The 29th Summer Olympics will be held in Beijing in August this year.

"Everything we have seen and read suggests that preparations are proceeding in an excellent way. We very much look forward to a very successful Olympics, successful for China and successful for the world. We certainly believe that boycotts are not a right way," he said.

"China has big responsibilities around the world. We are looking forward to working with the Chinese government to ensure the values of stability, security and social justice. And only today I spoke with (Chinese Foreign Minister) Yang Jiechi about our joint work that could help the situation in Darfur. And the Chinese envoy to Darfur is in London today, that sort of engagement is the right way to go and boycotts are not the right way," Miliband said.

"The Prime minister (Gordon Brown) is determined to represent the whole of the country with his attendance to the Games," he added.

Answering a question on the Taiwan issue, the foreign secretary said that the British policy on Taiwan has not changed. "We oppose the referendum to join the UN in the name of Taiwan," he said.

Miliband expressed his high regard to the bilateral relations between Britain and China. "I can't think about a time that our relations are stronger, that is symbolized by the visit of the Prime Minister to China last month but also by cultural events like China Now going on in Britain."

British people are fascinated by the changes and improvements going on in China, and are trying to build bridges between the two nations, the foreign secretary said.

China is now a society offering massive new opportunities for its own people, and also has an important role to play in the world, he said.

"Both our countries are challenged by the facts of globalization.
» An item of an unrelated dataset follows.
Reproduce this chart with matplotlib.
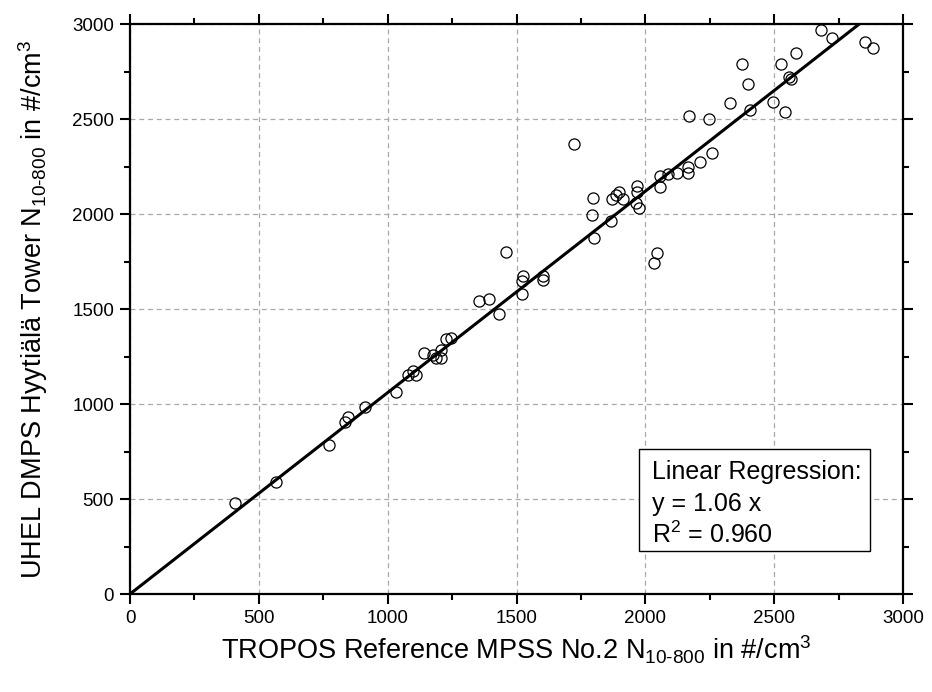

Economic and social changes are producing challenges for both the societies, challenges about security and stability, challenges about justice, challenges about environment, and the theme of my visit is how our two countries can work together and learn from each other in adapting to these challenges," the secretary told Chinese reporters.

The British foreign secretary travels to China on Saturday for about a week, visiting four cities - Hong Kong, Shanghai, Chongqing and Beijing.